Ese mismo corazón con el que juega y nos hace disfrutar. Con ese mezcla de garra para pelear y correr cada pelota, y el talento innato para matar un pelotazo de 50 metros y dar un pase en profundidad que le pase de caño al rival. Todo en el mismo envase. Lamentablemente el River actual brinda muy pocas señales futbolísticas para creer que la situación pueda revertirse pronto, porque estamos inmersos en una confusión y una búsqueda permanente de identidad que nos hace perder puntos y partidos de las maneras más insólitas e inocentes. Pero una vez más Rodrigo por lo menos nos regaló una caricia de optimismo, y una capacidad de reacción a los golpes que no habíamos mostrado en todo el 2018. Una vez más fue el encargado de contagiar al resto, y de hacernos creer que todo no estaba perdido. Y eso se agradece y se valora.

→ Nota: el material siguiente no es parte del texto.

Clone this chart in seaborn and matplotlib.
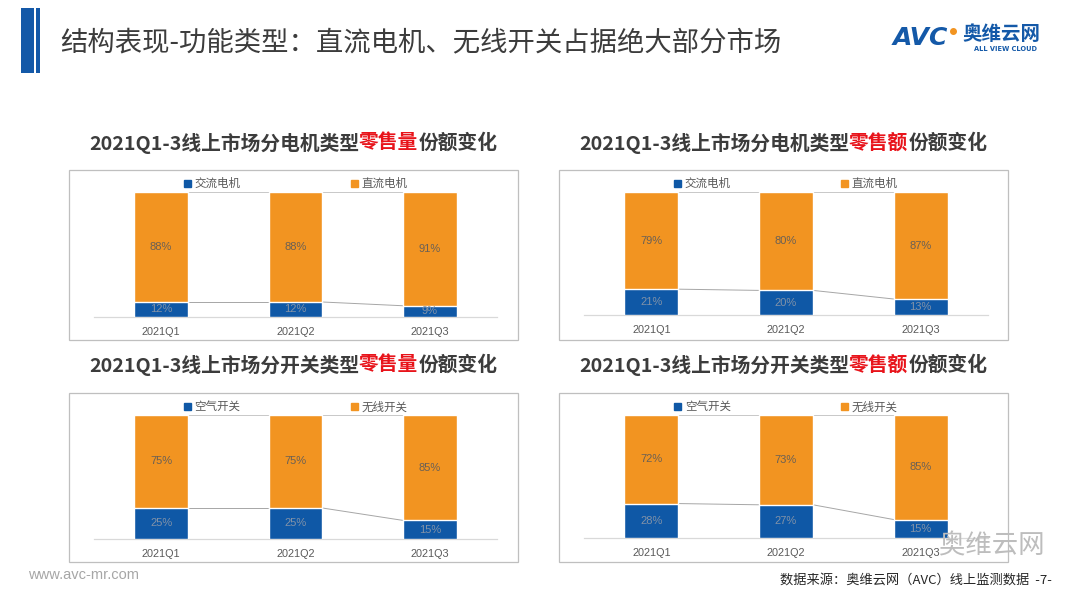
import matplotlib
matplotlib.use("Agg")
import matplotlib.pyplot as plt
import matplotlib.patches as mpatches
from matplotlib.lines import Line2D
import seaborn as sns
import pandas as pd

sns.set_theme(style="white")
plt.rcParams['font.family'] = ['Noto Sans CJK SC', 'DejaVu Sans']

# ---------------- data ----------------
quarters = ["2021Q1", "2021Q2", "2021Q3"]

motor_series = ["交流电机", "直流电机"]
motor_volume_ac = [12, 12, 9]
motor_volume_dc = [88, 88, 91]
motor_value_ac = [21, 20, 13]
motor_value_dc = [79, 80, 87]

switch_series = ["空气开关", "无线开关"]
switch_volume_air = [25, 25, 15]
switch_volume_wl = [75, 75, 85]
switch_value_air = [28, 27, 15]
switch_value_wl = [72, 73, 85]

main_title = "结构表现-功能类型：直流电机、无线开关占据绝大部分市场"
panel_titles = [
    ("2021Q1-3线上市场分电机类型", "零售量", "份额变化"),
    ("2021Q1-3线上市场分电机类型", "零售额", "份额变化"),
    ("2021Q1-3线上市场分开关类型", "零售量", "份额变化"),
    ("2021Q1-3线上市场分开关类型", "零售额", "份额变化"),
]
source_text = "数据来源：奥维云网（AVC）线上监测数据  -7-"
site_text = "www.avc-mr.com"

# ---------------- style ----------------
W, H = 1080, 606
BLUE = "#0F58A6"
ORANGE = "#F29421"
DARK = "#3C3C3C"
RED = "#E8141B"

fig = plt.figure(figsize=(W / 100, H / 100), dpi=100)
fig.patch.set_facecolor("white")


def fx(x):
    return x / W


def fy(y):
    return 1 - y / H


def rect_px(x0, y0, x1, y1, **kw):
    r = mpatches.Rectangle((fx(x0), fy(y1)), (x1 - x0) / W, (y1 - y0) / H,
                           transform=fig.transFigure, **kw)
    fig.add_artist(r)
    return r


# left accent stripes
rect_px(21, 8, 34, 73, color="#1459A8", lw=0)
rect_px(36, 8, 40, 73, color="#1459A8", lw=0)

fig.text(fx(60), fy(43), main_title, fontsize=19.7, color=DARK, va="center", ha="left")

# logo
fig.text(fx(893), fy(38), "AVC", fontsize=18, fontweight="bold", color="#1459A8",
         va="center", ha="left", family=["DejaVu Sans"], style="italic")
fig.add_artist(Line2D([fx(953)], [fy(31)], marker="o", ms=4, color=ORANGE,
                      transform=fig.transFigure))
fig.text(fx(962), fy(35), "奥维云网", fontsize=14, fontweight="bold", color="#1459A8",
         va="center", ha="left")
fig.text(fx(1006), fy(49), "ALL VIEW CLOUD", fontsize=4.8, fontweight="bold",
         color="#1459A8", va="center", ha="center", family=["DejaVu Sans"])

renderer = fig.canvas.get_renderer()


def rich_title(cx, cy, parts):
    texts = []
    for s, c in zip(parts, [DARK, RED, DARK]):
        t = fig.text(0, fy(cy), s, color=c, fontsize=14.2, fontweight="bold",
                     va="center", ha="left")
        texts.append(t)
    widths = [t.get_window_extent(renderer).width for t in texts]
    x = cx - sum(widths) / 2
    for t, w in zip(texts, widths):
        t.set_x(fx(x))
        x += w


boxes = [(69, 170, 518, 340), (559, 170, 1008, 340),
         (69, 393, 518, 562), (559, 393, 1008, 562)]
axes_px = [(94, 192, 497, 317), (584, 192, 988, 315),
           (94, 415, 497, 539), (584, 415, 988, 538)]
title_pos = [(293, 143), (783, 143), (293, 365), (783, 365)]
data_sets = [
    (motor_volume_ac, motor_volume_dc, motor_series),
    (motor_value_ac, motor_value_dc, motor_series),
    (switch_volume_air, switch_volume_wl, switch_series),
    (switch_value_air, switch_value_wl, switch_series),
]

for box, apx, tp, parts, (low, high, names) in zip(boxes, axes_px, title_pos,
                                                    panel_titles, data_sets):
    rect_px(*box, fill=False, ec="#BFBFBF", lw=0.9)
    rich_title(tp[0], tp[1], parts)

    x0, y0, x1, y1 = apx
    ax = fig.add_axes([fx(x0), fy(y1), (x1 - x0) / W, (y1 - y0) / H])
    ax.set_facecolor("none")

    df = pd.DataFrame({"quarter": quarters, "low": low,
                       "total": [a + b for a, b in zip(low, high)]})
    sns.barplot(data=df, x="quarter", y="total", color=ORANGE, width=0.4,
                saturation=1, ax=ax, zorder=2)
    sns.barplot(data=df, x="quarter", y="low", color=BLUE, width=0.4,
                saturation=1, ax=ax, zorder=3)

    # series lines between bars
    for i in range(len(quarters) - 1):
        ax.plot([i + 0.2, i + 0.8], [df["low"][i], df["low"][i + 1]],
                color="#A6A6A6", lw=0.7, zorder=1)
        ax.plot([i + 0.2, i + 0.8], [df["total"][i], df["total"][i + 1]],
                color="#C8C8C8", lw=0.7, zorder=1)

    for i in range(len(quarters)):
        ax.text(i, low[i] / 2, f"{low[i]}%", ha="center", va="center",
                fontsize=8, color="#8192A8", zorder=4, family=["Liberation Sans"])
        ax.text(i, low[i] + high[i] / 2, f"{high[i]}%", ha="center", va="center",
                fontsize=8, color="#6A6055", zorder=4, family=["Liberation Sans"])

    ax.set_xlim(-0.5, len(quarters) - 0.5)
    ax.set_ylim(0, 100)
    ax.set_xlabel("")
    ax.set_ylabel("")
    ax.set_yticks([])
    for s in ["top", "left", "right"]:
        ax.spines[s].set_visible(False)
    ax.spines["bottom"].set_color("#D9D9D9")
    ax.spines["bottom"].set_linewidth(0.9)
    ax.tick_params(axis="x", length=0, pad=7.5, labelsize=7.8, colors="#595959")
    for lbl in ax.get_xticklabels():
        lbl.set_family(["Liberation Sans"])

    handles = [mpatches.Patch(color=BLUE), mpatches.Patch(color=ORANGE)]
    leg = ax.legend(handles, names, loc="lower center", bbox_to_anchor=(0.5, 1.0),
                    ncol=2, frameon=False, fontsize=8.3, handlelength=0.6,
                    handleheight=0.6, handletextpad=0.3, columnspacing=9.6,
                    borderaxespad=0.05, borderpad=0.1)
    for t in leg.get_texts():
        t.set_color("#595959")

# footer
fig.text(fx(28), fy(575), site_text, fontsize=10.5, color="#A6A6A6", va="center",
         ha="left", family=["Liberation Sans"])
fig.text(fx(1052), fy(580), source_text, fontsize=9.5, color="#262626",
         va="center", ha="right")
fig.text(fx(1045), fy(546), "奥维云网", fontsize=19, color="#BDBDBD",
         va="center", ha="right")

fig.savefig("out.png", dpi=100, facecolor="white")
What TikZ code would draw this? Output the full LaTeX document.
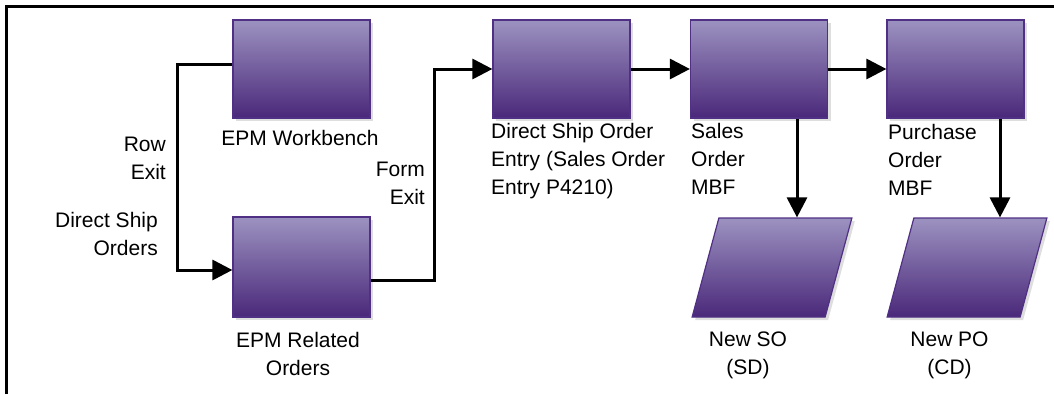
\documentclass[tikz,border=0pt]{standalone}
\usepackage{fontspec}
\setmainfont{Liberation Sans}
\usepackage{tikz}
\usetikzlibrary{arrows.meta,shadows}

\definecolor{boxtop}{RGB}{156,146,192}
\definecolor{boxbot}{RGB}{74,40,122}
\definecolor{boxline}{RGB}{80,48,132}
\definecolor{boxshade}{RGB}{222,222,222}

\tikzset{
  proc/.style={draw=boxline, line width=1.2pt, top color=boxtop,
    bottom color=boxbot, minimum width=137pt, minimum height=98pt,
    inner sep=0pt,
    drop shadow={shadow xshift=3pt, shadow yshift=-3pt, fill=boxshade,
      opacity=1}},
  data/.style={proc, minimum width=133pt, minimum height=99pt, xslant=0.27},
  flow/.style={line width=3pt, -{Triangle[length=20pt,width=20pt]}},
  lbl/.style={font=\fontsize{21}{28}\selectfont, inner sep=0pt}
}

\begin{document}
\begin{tikzpicture}[x=1pt,y=-1pt]

  \useasboundingbox (0,0) rectangle (1054,394);

  % frame
  \draw[line width=3pt] (6.5,394) -- (6.5,6.5) -- (1054,6.5);

  % process boxes
  \node[proc] (wb) at (301.5,69) {};
  \node[proc, minimum height=100pt] (rel) at (301.5,267) {};
  \node[proc] (ds) at (561.5,69) {};
  \node[proc] (sales) at (759,69) {};
  \node[proc] (po) at (955.5,69) {};

  % output documents
  \node[data] (newso) at (772,267.5) {};
  \node[data] (newpo) at (967,267.5) {};

  % labels
  \node[lbl, anchor=north] (wbl) at (300,130) {EPM Workbench};
  \node[lbl, anchor=north east, align=right] (rowexit) at (166,137) {Row\\Exit};
  \node[lbl, anchor=north east, align=right] (dsorders) at (158,212)
    {Direct Ship\\Orders};
  \node[lbl, anchor=north east, align=right] (formexit) at (425,162)
    {Form\\Exit};
  \node[lbl, anchor=north, align=center] (rell) at (298,332)
    {EPM Related\\Orders};
  \node[lbl, anchor=north west, align=left] (dsl) at (491,123)
    {Direct Ship Order\\Entry (Sales Order\\Entry P4210)};
  \node[lbl, anchor=north west, align=left] (salesl) at (691,123)
    {Sales\\Order\\MBF};
  \node[lbl, anchor=north west, align=left] (pol) at (888,124)
    {Purchase\\Order\\MBF};
  \node[lbl, anchor=north, align=center] (newsol) at (748,332)
    {New SO\\(SD)};
  \node[lbl, anchor=north, align=center] (newpol) at (949.5,332)
    {New PO\\(CD)};

  % flow
  \draw[flow] ([yshift=5pt]wb.west) -- ++(-55,0) |- ([yshift=-3pt]rel.west);
  \draw[flow] ([yshift=-13pt]rel.east) -- ++(64,0) |- (ds.west);
  \draw[flow] (ds.east) -- (sales.west);
  \draw[flow] (sales.east) -- (po.west);

  \coordinate (sotap) at ([xshift=38pt]sales.south);
  \coordinate (potap) at ([xshift=44.5pt]po.south);
  \draw[flow] (sotap) -- (sotap |- newso.north);
  \draw[flow] (potap) -- (potap |- newpo.north);

\end{tikzpicture}
\end{document}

Verlo definir de zurda al lado del palo. Besarse el escudo. Levantar el puño. Mirar al cielo y agradecerle a la vida en la vuelta a la mitad de la cancha, mientras seguramente le iban cayendo las fichas de lo vivido y de todo lo que soñó en que su esqueleto vuelva a sentir esa hermosa adrenalina. Fue mágico, y nos regaló un momento de ensueño. Es que así funciona en Mora la fuerza del amor. Aquella que no tiene fronteras y es capaz de derribar cualquier obstáculo que se interponga en el camino.